Vivre à l’intérieur ou à l’extérieur ? Privilégier l’espace fermé ou l’espace ouvert ?
Je me questionne, bien que j’aie déjà choisi le petit logement. Modeste à l’intérieur, grandiose à l’extérieur ; à quelques pas de la mer, avec vue sur des champs où vivent quelques vaches, des faisans et des lapins en liberté, non loin de lagunes accueillant parfois un couple de cygnes, un héron et des aigrettes. J’écris depuis la terrasse où le soleil brille, en compagnie d’un ravissant rouge-gorge, d’un pinson et de quelques mésanges qui gazouillent gaiement leur avis sur la question. Habituellement encline à l’interrogation et à la réflexion approfondie avant toute décision, cette fois, sans hésitation, le jardin et la maisonnette ouverte sur le ciel et la nature ont eu ma faveur.
Que faire de ma passion pour les livres ? Je suis consciente que nos déménagements ne sont pas terminés. De plus, j’ai l’intention de réaliser un jour mon projet de longue date, partir quelques mois avec un sac à dos, un crayon et de quoi lire. Ayant récemment décidé de publier mes textes en ligne au format ebook, je vais acquérir une liseuse. Cela serait plus professionnel de visualiser mes livres comme le font les lecteurs. C’est décidé, je franchis le pas. Ce n’est pas un grand saut, je me prépare mentalement depuis un moment (j’ai pesté contre le poids de certains livres cette année, leur rigidité, surtout le soir après une journée épuisante).
Je conserve des livres qui me sont chers depuis longtemps, tels que les recueils de poésie, les contes illustrés, les albums photos et les livres d’art. Pour les romans classiques et les nouveautés, je préfère les lire sur une liseuse. En préparation pour le déménagement, j’ai effectué un grand tri, y compris un nettoyage de la poussière, et j’ai donné ou vendu certains ouvrages que je pensais relire un jour, un jour peut-être…
Je vais attendre encore un peu avant d’investir dans une liseuse, car les frais de déménagement n’ont pas diminué au fil des ans. Cependant, dès que j’aurai fait l’expérience, je partagerai mon avis. Bon, à bientôt, un rayon de soleil m’invite à sortir…

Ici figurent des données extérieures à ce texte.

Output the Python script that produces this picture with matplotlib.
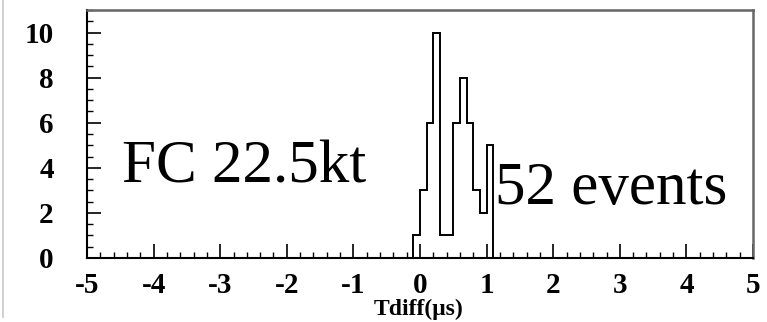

PS : Il ne faut pas oublier les bibliothèques et les médiathèques, des endroits merveilleux pour ceux qui aiment lire, sans pour autant posséder immédiatement les livres qu’ils consultent.
Le déménagement touche à sa fin, il ne reste que quelques cartons à emporter avant de dire au revoir au continent. Je suis émue et bouleversée devant le silence et la splendeur de ce lieu qui me captive. Mon seul désir est de vivre pleinement, d’exister, d’être… En emballant mes livres, j’ai redécouvert « Les rêveries du promeneur solitaire » de J.J Rousseau. Relire ce texte s’accorde bien avec ma vie naissante d’insulaire. Je m’accorde encore quelques jours avant de reprendre mes travaux laissés en suspens.
[…] Le flux et le reflux de cette eau, son bruit continu mais renflé par intervalles frappant sans relâche mon oreille et mes yeux, suppléaient aux mouvements internes que la rêverie éteignait en moi et suffisaient pour me faire sentir avec plaisir mon existence sans prendre la peine de penser. […]
J’écris d’un pays qui n’existe pas. […] Quand j’écris, je ne suis pas ici. Je ne suis pas non plus ailleurs. Je suis dans ce que j’écris, ou plutôt je suis ce que j’écris.
Ils vivent dans deux mondes, celui que nous habitons, le territoire des choses réelles, et l’Autre monde. Dans celui-là, le « réel » ne se touche pas du doigt, mais par l’imagination. […] Ils évoluent sur les chemins de traverse. Ils palpent la densité de l’ombre dans les forêts sacrées, comptent les vagues, tracent des signes sur des pierres levées, bavardent avec les Sidhes.